The Board of Directors of a Company, may appoint a person as Director, in place of a Director who was appointed in the general meeting of the shareholders and whose office is vacant, due to casual vacancy as per Section 262 of the Companies Act, 1956.
Situations of Casual Vacancy of Directors:-
Generally there are 4 situations, wherein casual vacancy of the Director happens:
(1) Resignation by the Director;
(2) Disqualification of the Director;
(3) Death of the Director;
(4) Insolvency of the Director
The appointment has to be done by passing of a board resolution, in default of and subject to any regulations in the articles of the company.

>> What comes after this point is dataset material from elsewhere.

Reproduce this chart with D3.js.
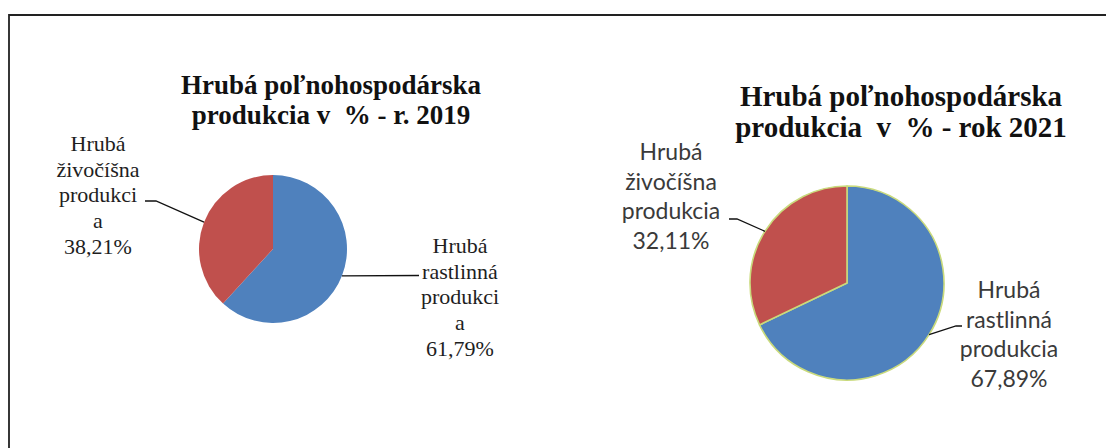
<!DOCTYPE html>
<html>
<head>
<meta charset="utf-8">
<script src="https://cdn.jsdelivr.net/npm/d3@7"></script>
<style>
  html, body { margin: 0; padding: 0; background: #fff; }
  svg { display: block; }
</style>
</head>
<body>
<div id="chart"></div>
<script>
// Two pie charts side by side: gross agricultural production 2019 vs 2021

// data
const categories = ['Hrubá rastlinná produkcia', 'Hrubá živočíšna produkcia'];
const values2019 = [61.79, 38.21];
const values2021 = [67.89, 32.11];
const titles2019 = ['Hrubá poľnohospodárska', 'produkcia v  % - r. 2019'];
const titles2021 = ['Hrubá poľnohospodárska', 'produkcia  v  % - rok 2021'];
const labelLines2019 = [['Hrubá', 'rastlinná', 'produkci', 'a'], ['Hrubá', 'živočíšna', 'produkci', 'a']];
const labelLines2021 = [['Hrubá', 'rastlinná', 'produkcia'], ['Hrubá', 'živočíšna', 'produkcia']];
const sliceColors = ['#4f81bd', '#c0504d'];

const W = 1106, H = 448;

const svg = d3.select('#chart')
  .append('svg')
  .attr('width', W)
  .attr('height', H);

// frame (top + left edge only, like the scanned original)
svg.append('path')
  .attr('d', `M9,${H} L9,15 L${W},15`)
  .attr('fill', 'none')
  .attr('stroke', '#222')
  .attr('stroke-width', 1.8);

const fmtPct = v => d3.format('.2f')(v).replace('.', ',') + '%';
const color = d3.scaleOrdinal().domain(categories).range(sliceColors);

function drawPie(opt) {
  const data = categories.map((c, i) => ({ name: c, value: opt.values[i], lines: opt.labels[i] }));
  const pie = d3.pie().sort(null).value(d => d.value);
  const arcs = pie(data);
  const arc = d3.arc().innerRadius(0).outerRadius(opt.r);
  const edge = d3.arc().innerRadius(opt.r).outerRadius(opt.r);

  const g = svg.append('g');

  // title
  g.append('text')
    .attr('text-anchor', 'middle')
    .attr('font-family', "'Liberation Serif', 'Times New Roman', serif")
    .attr('font-weight', 'bold')
    .attr('font-size', opt.titleSize)
    .attr('fill', '#111')
    .style('white-space', 'pre')
    .selectAll('tspan')
    .data(opt.title)
    .enter()
    .append('tspan')
    .attr('x', opt.titleX)
    .attr('y', (d, i) => opt.titleY + i * opt.titleStep)
    .text(d => d);

  const pg = g.append('g')
    .attr('transform', `translate(${opt.cx}, ${opt.cy})`);

  pg.selectAll('path.slice')
    .data(arcs)
    .enter()
    .append('path')
    .attr('class', 'slice')
    .attr('d', arc)
    .attr('fill', d => color(d.data.name))
    .attr('stroke', opt.stroke || 'none')
    .attr('stroke-width', opt.strokeWidth || 0)
    .attr('stroke-linejoin', 'round');

  // leader lines + labels
  arcs.forEach((a, i) => {
    const lay = opt.labelLayout[i];
    const [px, py] = edge.centroid(a);
    const pts = [[opt.cx + px, opt.cy + py]].concat(lay.leader);
    g.append('path')
      .attr('d', d3.line()(pts))
      .attr('fill', 'none')
      .attr('stroke', '#111')
      .attr('stroke-width', 1.3);

    const lines = a.data.lines.concat([fmtPct(a.data.value)]);
    g.append('text')
      .attr('text-anchor', 'middle')
      .attr('font-family', opt.labelFont)
      .attr('font-size', opt.labelSize)
      .attr('fill', opt.labelColor)
      .selectAll('tspan')
      .data(lines)
      .enter()
      .append('tspan')
      .attr('x', lay.x)
      .attr('y', (d, j) => lay.y + j * opt.labelStep)
      .text(d => d);
  });
}

drawPie({
  values: values2019,
  labels: labelLines2019,
  title: titles2019,
  cx: 273, cy: 249, r: 74,
  titleX: 331, titleY: 94, titleStep: 30, titleSize: 27,
  labelFont: "'Liberation Serif', 'Times New Roman', serif",
  labelSize: 22, labelStep: 25.7, labelColor: '#1e1e1e',
  labelLayout: [
    { x: 460, y: 253, leader: [[419, 275.5]] },
    { x: 98, y: 151, leader: [[156, 201], [145, 201]] }
  ]
});

drawPie({
  values: values2021,
  labels: labelLines2021,
  title: titles2021,
  cx: 847, cy: 283, r: 97,
  stroke: '#c9da7c', strokeWidth: 1.6,
  titleX: 901, titleY: 106, titleStep: 31, titleSize: 29,
  labelFont: "Lato, 'Open Sans', sans-serif",
  labelSize: 23, labelStep: 29.5, labelColor: '#3a3a3a',
  labelLayout: [
    { x: 1009, y: 298, leader: [[956, 326], [962, 326]] },
    { x: 671, y: 160, leader: [[737, 219], [729, 219]] }
  ]
});
</script>
</body>
</html>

Convening of Board Meeting mandatory for appointment:-
Section 262 of the Companies Act, 1956 clearly mandates that the appointment of director to fill casual vacancy should be made in the duly convened meeting of the board of directors.
That means if the director, appointed to fill in the casual vacancy, is made through circular resolution, it will not be valid.
Tenure of Directorship:-The Director appointed against the casual vacancy, shall be eligible to hold office upto the date upto which the director in whose place he is appointed would have held office.
Appointment of Director against a casual vacancy is optional:-
It is not mandatory that the Board of Directors must have to appoint a Director in casual vacancy, however it depends on the board whether or not to appoint such director.
The above provisions are applicable to public company or a private company which is a subsidiary of a public company. Not applicable to private company which is not a subsidiary of a public company.